Aunt Julia and the Scriptwriter by Mario Vargas Llosa.
This is the seventh novel by Llosa I have read. I have also read a collection of his non-fiction work.
I am thus reasonably certain that I enjoy reading Llosa.
(Well, it’s either a) I enjoy reading his work or b) I am supremely masochistic when it comes to reading. I am fairly confident that it is the former, but would entertain arguments that the latter is more accurate.)
So, having now finished eight books by Llosa, it seems reasonable that I would be able to answer a rather simple question: What makes Mario Vargas Llosa (a Nobel Laureate, no less) someone whose work is a pleasure to read?
And now the problem for the day. I have no idea why I like Llosa. None.
I have read eight books he wrote, but to the best of my recollection, I have never once recommended his work to anyone.
Part of the reason that I have never recommended him is that I would have a very hard time picking which book of his to recommend.
I’ve liked every one of them enough to think I should read another book. Yet, they all have this quality about them, this undefined quality, which makes me think, “Well, I liked that book, but I am not really sure who else would like that book.”
Consider the novel I just finished. Young Peruvian author—who currently writes news blurbs, but wants to write novels—hooks up with his older, divorced, Bolivian Aunt. (Don’t worry too much: there is no blood relation between the Young Peruvian and the Aunt.)
Meanwhile, the Young Peruvian novelist regularly interacts with a scriptwriter for radio serials. The Aunt and the Scriptwriter meet once, but otherwise the stories do not overlap.
Every other chapter in the novel is a short story which is the storyline from one of the radio serials written by the scriptwriter. The main story meanders along in the odd numbered chapters.
Eventually Young Peruvian and Aunt get married much to the distaste of the larger family. The scriptwriter goes insane. In the epilogue, we find out the marriage does not last.
End of story.
Now, I have a hard time imagining that anyone read the preceding description and thought, “That is a book I simply must read.”
So, is it the prose style which makes the book sing? It can’t be—the book was written in Spanish, so this is a translation, and his novels, all of which I have enjoyed, have different translators.
So, it must be something about the way the stories are told which makes him so compelling.
And that is what puzzles me—after seven novels, it seems like I should have some ability to describe what it is that makes Llosa novel so good, and yet I cannot.
It also seems like after seven novels, I should be able to tell someone, “You really ought to read book X. It’s really good—I think you’ll like it.” Not that I should be able to tell everyone that—but I should be able to tell someone that, right?
At this point, my inclination is to conclude with a recommendation that you, The Reader, should read Book X. But then I think about the novels I have read, and I cannot figure out which title to substitute for X.

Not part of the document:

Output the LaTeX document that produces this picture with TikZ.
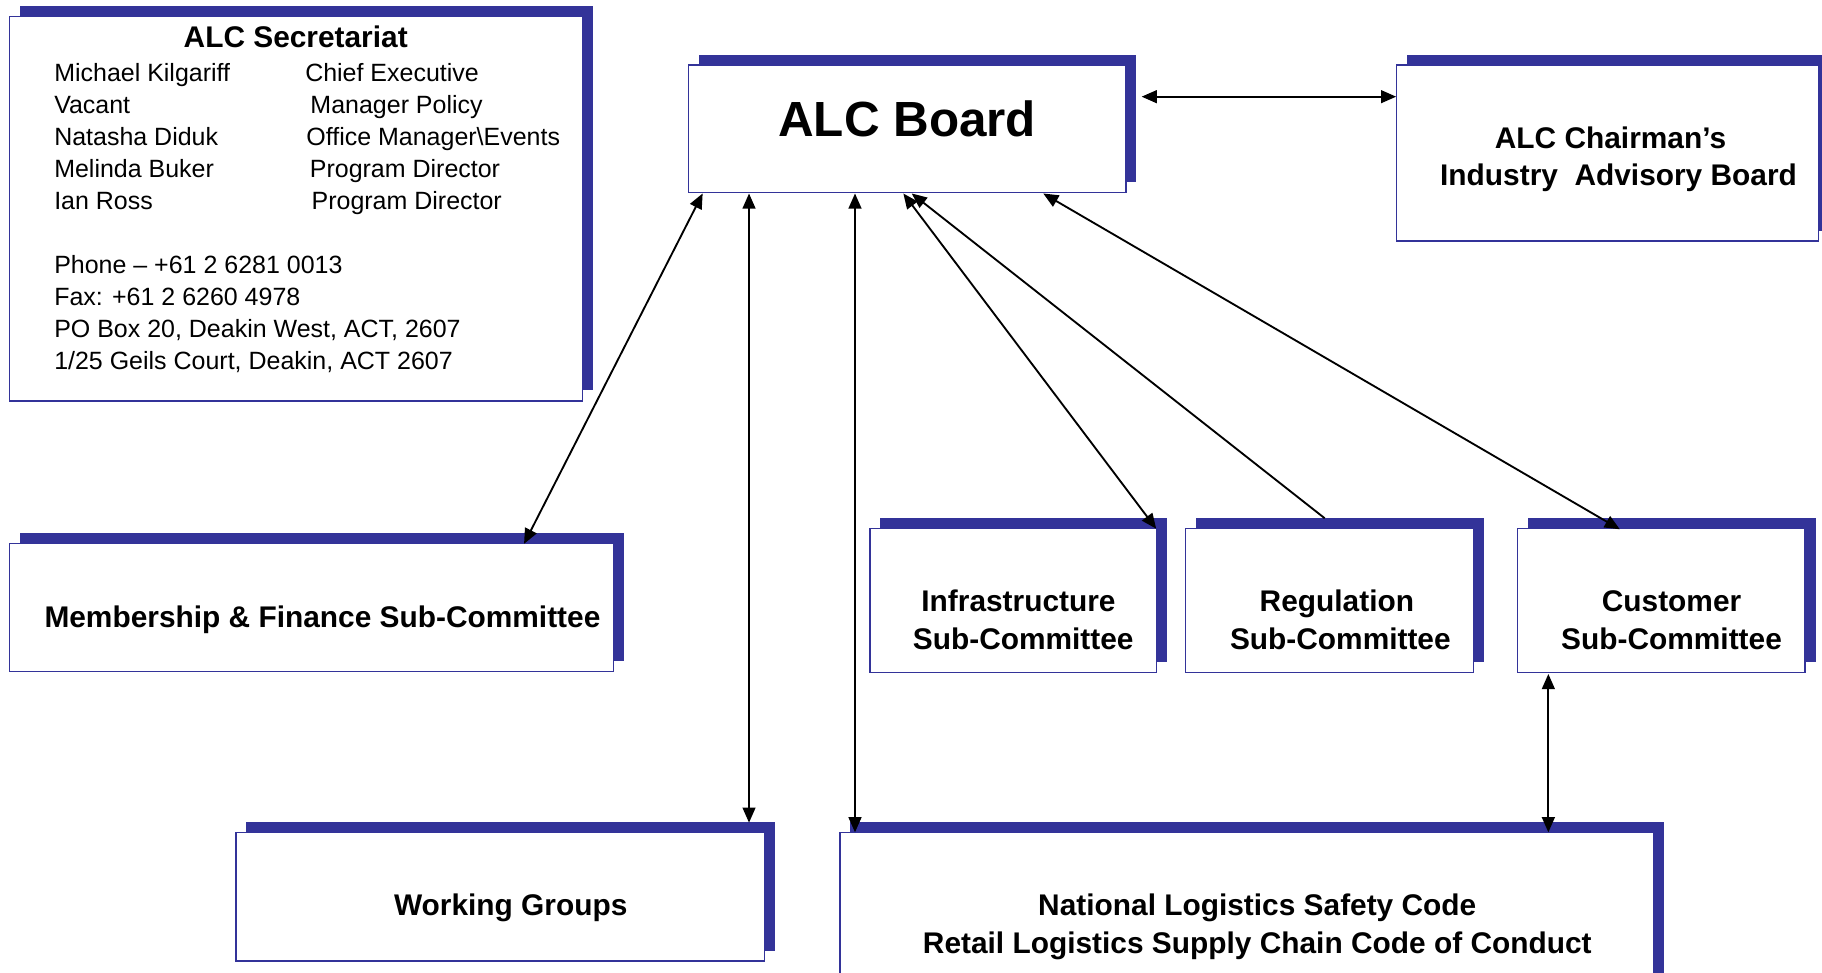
\documentclass[tikz,border=0pt]{standalone}
\usepackage{fontspec}
\setmainfont{Liberation Sans}
\usetikzlibrary{arrows.meta,calc,backgrounds}
\definecolor{alcblue}{RGB}{51,51,153}
\begin{document}
\begin{tikzpicture}[x=1pt,y=-1pt,
  >={Triangle[length=13pt,width=11pt]},
  box/.style={draw=alcblue,line width=1.1pt,fill=white,inner sep=0pt,outer sep=0pt,anchor=north west},
  btxt/.style={font=\fontsize{25.7}{32.3}\selectfont\bfseries,inner sep=0pt,anchor=base},
  rtxt/.style={font=\fontsize{21.5}{27.5}\selectfont,inner sep=0pt,anchor=base west},
  link/.style={line width=1.6pt}]
\useasboundingbox (0,0) rectangle (1568,837.33);
\clip (0,0) rectangle (1568,837.33);

% boxes
\node[box,minimum width=493.4pt,minimum height=330.7pt] (sec) at (8,14.3) {};
\node[box,minimum width=376.6pt,minimum height=109.5pt] (board) at (592.4,56) {};
\node[box,minimum width=363pt,minimum height=151.4pt] (adv) at (1202,56) {};
\node[box,minimum width=520pt,minimum height=110pt] (mem) at (8,468) {};
\node[box,minimum width=246.3pt,minimum height=124pt] (infra) at (748.7,455) {};
\node[box,minimum width=248pt,minimum height=124pt] (reg) at (1020,455) {};
\node[box,minimum width=247.3pt,minimum height=124pt] (cust) at (1306.1,455) {};
\node[box,minimum width=454.7pt,minimum height=110.5pt] (wg) at (203,716.5) {};
\node[box,minimum width=700pt,minimum height=160pt] (nat) at (722.9,716.3) {};

% shadows
\begin{scope}[on background layer]
\foreach \n in {sec,board,adv,mem,infra,reg,cust,wg,nat}
  \fill[alcblue] ($(\n.south west)+(9,-9)$) rectangle ($(\n.north east)+(9,-9)$);
\end{scope}

% secretariat text
\node[btxt] (secT) at (254.5,41) {ALC Secretariat};
\node[rtxt] (n1) at (46.5,70.3) {Michael Kilgariff};
\node[rtxt] (n2) at (46.5,97.8) {Vacant};
\node[rtxt] (n3) at (46.5,125.3) {Natasha Diduk};
\node[rtxt] (n4) at (46.5,152.8) {Melinda Buker};
\node[rtxt] (n5) at (46.5,180.3) {Ian Ross};
\node[rtxt] (r1) at (262.5,70.3) {Chief Executive};
\node[rtxt] (r2) at (267,97.8) {Manager Policy};
\node[rtxt] (r3) at (263.5,125.3) {Office Manager\textbackslash Events};
\node[rtxt] (r4) at (266.5,152.8) {Program Director};
\node[rtxt] (r5) at (268,180.3) {Program Director};
\node[rtxt] (c1) at (46.5,235.3) {Phone -- +61 2 6281 0013};
\node[rtxt] (c2) at (46.5,262.8) {Fax: +61 2 6260 4978};
\node[rtxt] (c3) at (46.5,290.3) {PO Box 20, Deakin West, ACT, 2607};
\node[rtxt] (c4) at (46.5,317.8) {1/25 Geils Court, Deakin, ACT 2607};

% box texts
\node[btxt,font=\fontsize{42.5}{50}\selectfont\bfseries] (boardT) at (780.7,117.6) {ALC Board};
\node[btxt] (advT1) at (1386,127.6) {ALC Chairman’s};
\node[btxt] (advT2) at (1392.9,159.8) {Industry~~Advisory Board};
\node[btxt] (memT) at (277.5,540) {Membership \& Finance Sub-Committee};
\node[btxt] (infraT1) at (876.5,526.4) {Infrastructure};
\node[btxt] (infraT2) at (880.6,558.7) {Sub-Committee};
\node[btxt] (regT1) at (1150.5,526.4) {Regulation};
\node[btxt] (regT2) at (1153.5,558.7) {Sub-Committee};
\node[btxt] (custT1) at (1438.5,526.4) {Customer};
\node[btxt] (custT2) at (1438.5,558.7) {Sub-Committee};
\node[btxt] (wgT) at (439.5,787.5) {Working Groups};
\node[btxt] (natT1) at (1082,787.5) {National Logistics Safety Code};
\node[btxt] (natT2) at (1082,820.5) {Retail Logistics Supply Chain Code of Conduct};

% connectors
\draw[link,<->] ($(board.north east)+(13.5,27.2)$) -- ($(adv.north west)+(-0.5,27.2)$);
\draw[link,<->] ($(board.south west)+(12.3,1)$) -- ($(mem.north west)+(443,0)$);
\draw[link,<->] ($(board.south west)+(52.2,1)$) -- ($(wg.north west)+(441.6,-8.5)$);
\draw[link,<->] ($(board.south west)+(143.4,1)$) -- ($(nat.north west)+(12.9,0)$);
\draw[link,<->] ($(board.south west)+(185,1)$) -- ($(infra.north east)+(0,0)$);
\draw[link,->] ($(reg.north west)+(120,-9)$) -- ($(board.south west)+(192.2,1)$);
\draw[link,<->] ($(board.south west)+(305.4,1)$) -- ($(cust.north west)+(87.9,0.5)$);
\draw[link,<->] ($(cust.south west)+(26.4,1)$) -- ($(nat.north west)+(609.6,0)$);
\end{tikzpicture}
\end{document}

After a lengthy pause, staring out my window, I arrived at the following, thoroughly unsatisfying conclusion the present post:
Dear Reader, Mario Vargas Llosa is a Nobel-prize Winning Peruvian novelist. I have enjoyed every novel of his I have read. You should try reading him. A good place to start is (select one) [Aunt Julia and the Scriptwriter, Death in the Andes, The Notebooks of Don Rigoberto, In Praise of the Stepmother, The Storyteller, The War of the End of the World, Who Killed Palomino Molero?]
And right after finishing that conclusion I realized, that all books are not equal. So, really, start with The Storyteller if you like the idea of reading Peruvian short stories; The War of the End of the World if you like long Victorian British novels; Death in the Andes if you like vaguely disturbing endings; or Aunt Julia if you like clever short stories which feel like they just continue after the story is done.
Next up on my Llosa reading list, by the way: The Feast of the Goat.